UK Taxpayers Face £1 Billion Bill Over Green Subsidy Scandal

  • Date: 03/01/17
  • Sean O’Neill and Sean O’Driscoll, The Times

A botched green energy scheme that has ignited a political crisis is on course to cost taxpayers more than £1 billion.

The Treasury faces the bill after a massive overspend on subsidies encouraging farmers and businesses in Northern Ireland to run eco-friendly power schemes. The Renewable Heat Incentive (RHI) was supposed to cost £25 million in its first five years but the bill is likely to reach £1.15 billion over 20 years.

The Treasury can claw back £490 million from the block grant to Northern Ireland, leaving £660 million to be financed by taxpayers in England, Scotland and Wales.

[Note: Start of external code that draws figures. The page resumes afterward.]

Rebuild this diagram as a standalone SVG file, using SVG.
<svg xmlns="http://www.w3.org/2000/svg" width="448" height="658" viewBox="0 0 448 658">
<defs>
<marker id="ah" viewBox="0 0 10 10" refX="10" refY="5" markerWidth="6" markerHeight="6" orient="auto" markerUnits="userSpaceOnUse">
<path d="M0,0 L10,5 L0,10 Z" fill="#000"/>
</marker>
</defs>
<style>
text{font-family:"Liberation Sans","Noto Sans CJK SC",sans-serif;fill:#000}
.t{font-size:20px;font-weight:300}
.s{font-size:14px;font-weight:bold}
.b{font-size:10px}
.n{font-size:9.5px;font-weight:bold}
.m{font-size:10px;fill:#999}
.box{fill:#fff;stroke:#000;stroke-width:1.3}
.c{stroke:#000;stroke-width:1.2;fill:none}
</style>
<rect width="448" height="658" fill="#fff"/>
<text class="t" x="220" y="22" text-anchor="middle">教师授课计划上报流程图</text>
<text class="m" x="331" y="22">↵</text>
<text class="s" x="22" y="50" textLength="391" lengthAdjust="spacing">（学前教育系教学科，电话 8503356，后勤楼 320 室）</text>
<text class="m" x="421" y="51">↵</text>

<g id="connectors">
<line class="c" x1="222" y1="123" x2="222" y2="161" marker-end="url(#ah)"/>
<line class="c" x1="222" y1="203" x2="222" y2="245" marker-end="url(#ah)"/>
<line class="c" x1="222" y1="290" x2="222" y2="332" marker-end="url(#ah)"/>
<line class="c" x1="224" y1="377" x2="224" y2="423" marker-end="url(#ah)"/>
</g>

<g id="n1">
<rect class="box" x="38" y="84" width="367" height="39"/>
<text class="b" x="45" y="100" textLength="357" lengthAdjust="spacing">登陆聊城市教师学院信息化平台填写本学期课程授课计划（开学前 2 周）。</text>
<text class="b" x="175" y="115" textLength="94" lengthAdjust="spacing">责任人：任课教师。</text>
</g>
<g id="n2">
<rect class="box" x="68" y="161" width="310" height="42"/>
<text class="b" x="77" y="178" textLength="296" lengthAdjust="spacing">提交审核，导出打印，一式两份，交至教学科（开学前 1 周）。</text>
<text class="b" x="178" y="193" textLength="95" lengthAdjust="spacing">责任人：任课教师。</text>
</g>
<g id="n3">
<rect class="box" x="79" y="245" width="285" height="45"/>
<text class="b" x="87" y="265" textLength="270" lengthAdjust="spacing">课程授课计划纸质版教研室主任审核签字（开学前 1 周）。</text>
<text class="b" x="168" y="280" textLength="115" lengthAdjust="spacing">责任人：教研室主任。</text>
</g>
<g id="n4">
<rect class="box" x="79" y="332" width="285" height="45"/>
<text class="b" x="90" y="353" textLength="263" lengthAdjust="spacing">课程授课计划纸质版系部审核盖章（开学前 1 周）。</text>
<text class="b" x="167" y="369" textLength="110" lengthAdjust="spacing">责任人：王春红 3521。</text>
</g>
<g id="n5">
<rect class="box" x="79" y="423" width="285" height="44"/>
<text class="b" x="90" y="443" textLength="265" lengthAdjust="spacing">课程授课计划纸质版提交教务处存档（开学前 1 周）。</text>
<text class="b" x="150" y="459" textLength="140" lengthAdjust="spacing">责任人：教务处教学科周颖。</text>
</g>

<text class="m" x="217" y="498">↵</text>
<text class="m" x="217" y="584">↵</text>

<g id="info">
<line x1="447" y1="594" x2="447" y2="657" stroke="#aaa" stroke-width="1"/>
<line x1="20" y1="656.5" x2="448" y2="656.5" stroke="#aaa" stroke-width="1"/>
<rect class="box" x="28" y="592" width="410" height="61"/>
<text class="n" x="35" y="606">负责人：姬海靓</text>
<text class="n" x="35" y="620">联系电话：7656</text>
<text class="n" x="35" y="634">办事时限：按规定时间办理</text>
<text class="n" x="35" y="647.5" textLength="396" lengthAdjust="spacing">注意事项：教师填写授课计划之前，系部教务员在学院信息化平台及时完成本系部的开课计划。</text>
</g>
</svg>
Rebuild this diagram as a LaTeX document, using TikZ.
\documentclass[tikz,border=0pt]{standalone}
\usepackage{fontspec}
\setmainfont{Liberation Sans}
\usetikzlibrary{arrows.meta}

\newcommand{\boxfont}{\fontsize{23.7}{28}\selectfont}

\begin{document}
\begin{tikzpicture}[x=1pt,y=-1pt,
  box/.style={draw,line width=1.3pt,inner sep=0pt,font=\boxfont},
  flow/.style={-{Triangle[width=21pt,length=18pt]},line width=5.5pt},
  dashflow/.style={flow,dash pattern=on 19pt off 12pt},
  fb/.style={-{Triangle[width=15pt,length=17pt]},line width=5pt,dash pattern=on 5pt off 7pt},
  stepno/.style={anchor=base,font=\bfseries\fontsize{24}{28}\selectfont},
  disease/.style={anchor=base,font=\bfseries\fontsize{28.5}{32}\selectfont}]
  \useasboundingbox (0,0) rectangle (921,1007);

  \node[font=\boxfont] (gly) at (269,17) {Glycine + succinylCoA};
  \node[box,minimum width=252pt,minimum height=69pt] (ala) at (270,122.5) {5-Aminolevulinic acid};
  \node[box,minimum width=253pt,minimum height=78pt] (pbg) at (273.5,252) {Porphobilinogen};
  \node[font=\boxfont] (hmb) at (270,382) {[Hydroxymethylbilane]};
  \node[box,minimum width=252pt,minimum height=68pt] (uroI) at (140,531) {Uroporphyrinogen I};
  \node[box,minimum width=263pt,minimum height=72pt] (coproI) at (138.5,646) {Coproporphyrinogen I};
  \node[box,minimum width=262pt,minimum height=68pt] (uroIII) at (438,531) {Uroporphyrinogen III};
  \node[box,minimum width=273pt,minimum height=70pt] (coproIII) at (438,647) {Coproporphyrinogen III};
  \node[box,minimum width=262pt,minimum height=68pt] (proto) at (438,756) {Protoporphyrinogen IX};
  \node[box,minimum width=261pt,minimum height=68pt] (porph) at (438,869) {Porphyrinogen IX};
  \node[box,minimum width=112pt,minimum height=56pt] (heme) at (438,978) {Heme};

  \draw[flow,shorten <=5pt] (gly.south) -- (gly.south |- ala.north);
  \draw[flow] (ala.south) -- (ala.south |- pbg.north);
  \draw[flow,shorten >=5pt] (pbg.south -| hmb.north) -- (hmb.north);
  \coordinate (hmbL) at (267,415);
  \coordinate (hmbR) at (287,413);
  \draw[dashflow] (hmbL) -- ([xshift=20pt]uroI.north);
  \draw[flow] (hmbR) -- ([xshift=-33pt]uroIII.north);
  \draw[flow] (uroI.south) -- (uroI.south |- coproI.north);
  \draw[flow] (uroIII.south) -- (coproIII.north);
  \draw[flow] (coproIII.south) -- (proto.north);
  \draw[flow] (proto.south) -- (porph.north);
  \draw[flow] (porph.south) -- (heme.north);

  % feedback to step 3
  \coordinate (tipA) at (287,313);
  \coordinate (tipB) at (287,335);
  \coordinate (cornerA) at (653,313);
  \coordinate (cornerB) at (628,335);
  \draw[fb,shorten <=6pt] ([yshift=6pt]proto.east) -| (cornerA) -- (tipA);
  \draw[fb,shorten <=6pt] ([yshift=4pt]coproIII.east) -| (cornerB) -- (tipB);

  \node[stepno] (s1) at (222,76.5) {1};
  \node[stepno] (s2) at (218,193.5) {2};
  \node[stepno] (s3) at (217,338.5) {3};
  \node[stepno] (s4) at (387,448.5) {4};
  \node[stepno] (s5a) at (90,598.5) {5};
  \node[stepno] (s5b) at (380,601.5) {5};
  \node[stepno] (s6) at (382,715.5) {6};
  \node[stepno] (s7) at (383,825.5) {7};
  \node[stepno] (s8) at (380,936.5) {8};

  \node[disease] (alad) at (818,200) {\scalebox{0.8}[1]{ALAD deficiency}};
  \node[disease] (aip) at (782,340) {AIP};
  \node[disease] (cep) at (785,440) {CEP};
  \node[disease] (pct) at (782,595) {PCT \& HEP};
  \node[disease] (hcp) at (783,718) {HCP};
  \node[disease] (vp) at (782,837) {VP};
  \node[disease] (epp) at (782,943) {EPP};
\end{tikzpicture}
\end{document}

The scandal threatens the future of Northern Ireland’s first minister Arlene Foster, leader of the Democratic Unionist Party (DUP). She was the minister responsible when the scheme was set up in 2012. It was intended to boost renewable energy, but critics say Mrs Foster and her officials did not cap costs.

Businesses that signed up could receive £160 from the government for every £100 they spent on fuels, such as wood pellets, burnt in biomass boilers. As people spotted the gains to be made, there was a surge in applications and costs spiralled.

Flaws in the scheme were exposed by a whistleblower who said businesses were buying biomass boilers solely to collect the subsidy. The whistleblower alleged that one farmer expected to make £1 million over 20 years for using a biomass boiler to heat an empty shed, while heating a number of empty factories would net their owner £1.5 million.

Northern Ireland’s auditor-general, Kieran Donnelly, says the RHI had “serious systemic weaknesses from the start” because it did not have the built-in spending controls imposed on a similar scheme in Great Britain. He added that the scheme was vulnerable to abuse and possible fraud.

Mr Donnelly’s report calculated that a business in England could receive RHI subsidies of £192,000 over 20 years if it ran a boiler all year round while one in Northern Ireland might collect £860,000.

Mrs Foster survived a no-confidence vote in the Stormont assembly last month. But leaked letters have emerged showing that she encouraged senior bankers to view the RHI as “a real opportunity for consumers and investors” and urged the banks to “look favourably” on loan applications.